■ SHORT TASK: Everything from the line with "Generate a Python" through the line with "ax.set_axisbelow(True)" should be repeated exactly, both of those lines included, and nothing else.
----- SUPPLIED DATA -----
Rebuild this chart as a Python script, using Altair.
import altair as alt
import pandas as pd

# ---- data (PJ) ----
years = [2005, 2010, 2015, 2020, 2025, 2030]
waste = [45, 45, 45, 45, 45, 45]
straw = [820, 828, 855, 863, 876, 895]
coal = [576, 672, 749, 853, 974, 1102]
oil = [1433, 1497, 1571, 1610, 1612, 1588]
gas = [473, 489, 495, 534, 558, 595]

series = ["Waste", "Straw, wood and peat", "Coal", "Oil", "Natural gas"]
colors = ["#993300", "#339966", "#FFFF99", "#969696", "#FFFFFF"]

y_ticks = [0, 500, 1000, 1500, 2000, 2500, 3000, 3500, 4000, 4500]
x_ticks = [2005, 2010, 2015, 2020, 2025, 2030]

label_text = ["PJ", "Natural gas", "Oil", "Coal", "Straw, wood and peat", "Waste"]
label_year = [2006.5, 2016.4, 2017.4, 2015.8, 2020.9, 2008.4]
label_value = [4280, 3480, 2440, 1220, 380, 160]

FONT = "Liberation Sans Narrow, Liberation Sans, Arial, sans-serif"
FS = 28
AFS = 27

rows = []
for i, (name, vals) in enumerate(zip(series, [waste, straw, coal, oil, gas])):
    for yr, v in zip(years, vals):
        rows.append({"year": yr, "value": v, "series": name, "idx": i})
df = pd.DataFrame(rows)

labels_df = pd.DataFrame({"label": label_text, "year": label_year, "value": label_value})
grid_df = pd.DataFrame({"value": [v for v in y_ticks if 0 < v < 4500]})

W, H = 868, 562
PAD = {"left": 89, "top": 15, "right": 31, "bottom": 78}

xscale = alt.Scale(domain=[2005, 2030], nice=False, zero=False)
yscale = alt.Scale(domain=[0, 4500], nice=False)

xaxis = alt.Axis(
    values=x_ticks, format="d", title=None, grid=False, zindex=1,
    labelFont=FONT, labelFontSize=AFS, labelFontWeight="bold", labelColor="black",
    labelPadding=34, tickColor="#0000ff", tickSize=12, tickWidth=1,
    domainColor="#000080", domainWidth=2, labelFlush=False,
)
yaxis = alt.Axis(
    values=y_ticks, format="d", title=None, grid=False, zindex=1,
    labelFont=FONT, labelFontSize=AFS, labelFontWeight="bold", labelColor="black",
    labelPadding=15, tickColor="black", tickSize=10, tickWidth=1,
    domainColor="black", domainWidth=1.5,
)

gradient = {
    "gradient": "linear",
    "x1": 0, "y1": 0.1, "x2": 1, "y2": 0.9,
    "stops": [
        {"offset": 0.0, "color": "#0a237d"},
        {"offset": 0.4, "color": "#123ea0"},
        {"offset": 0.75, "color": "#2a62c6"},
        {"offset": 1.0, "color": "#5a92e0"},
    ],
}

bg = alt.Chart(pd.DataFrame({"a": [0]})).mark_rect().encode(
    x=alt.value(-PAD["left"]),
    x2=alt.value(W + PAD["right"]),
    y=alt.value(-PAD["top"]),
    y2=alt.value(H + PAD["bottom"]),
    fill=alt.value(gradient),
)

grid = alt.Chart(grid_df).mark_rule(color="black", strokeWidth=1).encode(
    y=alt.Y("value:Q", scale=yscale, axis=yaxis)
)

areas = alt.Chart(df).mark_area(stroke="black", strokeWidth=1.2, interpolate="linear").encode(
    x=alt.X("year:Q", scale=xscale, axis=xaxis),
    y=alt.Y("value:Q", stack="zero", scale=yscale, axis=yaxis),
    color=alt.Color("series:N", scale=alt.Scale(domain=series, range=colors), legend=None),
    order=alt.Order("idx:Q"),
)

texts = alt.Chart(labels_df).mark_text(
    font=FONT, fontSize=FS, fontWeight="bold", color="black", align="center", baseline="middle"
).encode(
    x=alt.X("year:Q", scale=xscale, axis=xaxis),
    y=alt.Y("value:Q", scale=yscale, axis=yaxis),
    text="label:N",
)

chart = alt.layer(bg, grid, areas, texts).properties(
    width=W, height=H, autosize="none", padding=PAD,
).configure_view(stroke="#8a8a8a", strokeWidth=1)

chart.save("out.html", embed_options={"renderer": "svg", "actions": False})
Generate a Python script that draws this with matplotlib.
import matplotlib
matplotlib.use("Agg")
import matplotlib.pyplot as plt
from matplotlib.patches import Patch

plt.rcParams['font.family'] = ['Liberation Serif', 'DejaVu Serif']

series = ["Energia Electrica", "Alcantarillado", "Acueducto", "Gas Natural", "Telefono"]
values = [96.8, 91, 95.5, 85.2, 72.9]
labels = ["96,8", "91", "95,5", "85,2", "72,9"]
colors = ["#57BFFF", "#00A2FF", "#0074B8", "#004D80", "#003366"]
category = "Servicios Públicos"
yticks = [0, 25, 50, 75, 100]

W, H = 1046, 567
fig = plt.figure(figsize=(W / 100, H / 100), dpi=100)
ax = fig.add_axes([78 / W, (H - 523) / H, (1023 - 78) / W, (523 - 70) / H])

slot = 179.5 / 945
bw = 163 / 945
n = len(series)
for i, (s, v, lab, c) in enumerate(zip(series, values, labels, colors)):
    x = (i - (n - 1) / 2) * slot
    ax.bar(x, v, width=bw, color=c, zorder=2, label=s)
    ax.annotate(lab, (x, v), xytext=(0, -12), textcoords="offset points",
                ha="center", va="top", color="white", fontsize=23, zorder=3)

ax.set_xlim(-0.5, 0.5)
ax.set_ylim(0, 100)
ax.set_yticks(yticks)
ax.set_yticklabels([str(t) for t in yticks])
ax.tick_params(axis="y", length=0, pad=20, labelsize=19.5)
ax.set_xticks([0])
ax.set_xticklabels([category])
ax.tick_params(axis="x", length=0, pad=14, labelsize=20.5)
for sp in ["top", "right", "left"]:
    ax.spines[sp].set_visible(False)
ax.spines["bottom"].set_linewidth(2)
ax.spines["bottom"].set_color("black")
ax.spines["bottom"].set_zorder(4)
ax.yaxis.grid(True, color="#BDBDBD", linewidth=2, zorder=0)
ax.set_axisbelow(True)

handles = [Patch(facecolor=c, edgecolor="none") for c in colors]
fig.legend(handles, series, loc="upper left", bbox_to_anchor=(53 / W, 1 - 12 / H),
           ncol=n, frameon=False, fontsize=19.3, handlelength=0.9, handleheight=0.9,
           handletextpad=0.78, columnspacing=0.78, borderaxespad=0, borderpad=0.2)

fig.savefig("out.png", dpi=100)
-----
■ TASK ANSWER:
Generate a Python script that draws this with matplotlib.
import matplotlib
matplotlib.use("Agg")
import matplotlib.pyplot as plt
from matplotlib.patches import Patch

plt.rcParams['font.family'] = ['Liberation Serif', 'DejaVu Serif']

series = ["Energia Electrica", "Alcantarillado", "Acueducto", "Gas Natural", "Telefono"]
values = [96.8, 91, 95.5, 85.2, 72.9]
labels = ["96,8", "91", "95,5", "85,2", "72,9"]
colors = ["#57BFFF", "#00A2FF", "#0074B8", "#004D80", "#003366"]
category = "Servicios Públicos"
yticks = [0, 25, 50, 75, 100]

W, H = 1046, 567
fig = plt.figure(figsize=(W / 100, H / 100), dpi=100)
ax = fig.add_axes([78 / W, (H - 523) / H, (1023 - 78) / W, (523 - 70) / H])

slot = 179.5 / 945
bw = 163 / 945
n = len(series)
for i, (s, v, lab, c) in enumerate(zip(series, values, labels, colors)):
    x = (i - (n - 1) / 2) * slot
    ax.bar(x, v, width=bw, color=c, zorder=2, label=s)
    ax.annotate(lab, (x, v), xytext=(0, -12), textcoords="offset points",
                ha="center", va="top", color="white", fontsize=23, zorder=3)

ax.set_xlim(-0.5, 0.5)
ax.set_ylim(0, 100)
ax.set_yticks(yticks)
ax.set_yticklabels([str(t) for t in yticks])
ax.tick_params(axis="y", length=0, pad=20, labelsize=19.5)
ax.set_xticks([0])
ax.set_xticklabels([category])
ax.tick_params(axis="x", length=0, pad=14, labelsize=20.5)
for sp in ["top", "right", "left"]:
    ax.spines[sp].set_visible(False)
ax.spines["bottom"].set_linewidth(2)
ax.spines["bottom"].set_color("black")
ax.spines["bottom"].set_zorder(4)
ax.yaxis.grid(True, color="#BDBDBD", linewidth=2, zorder=0)
ax.set_axisbelow(True)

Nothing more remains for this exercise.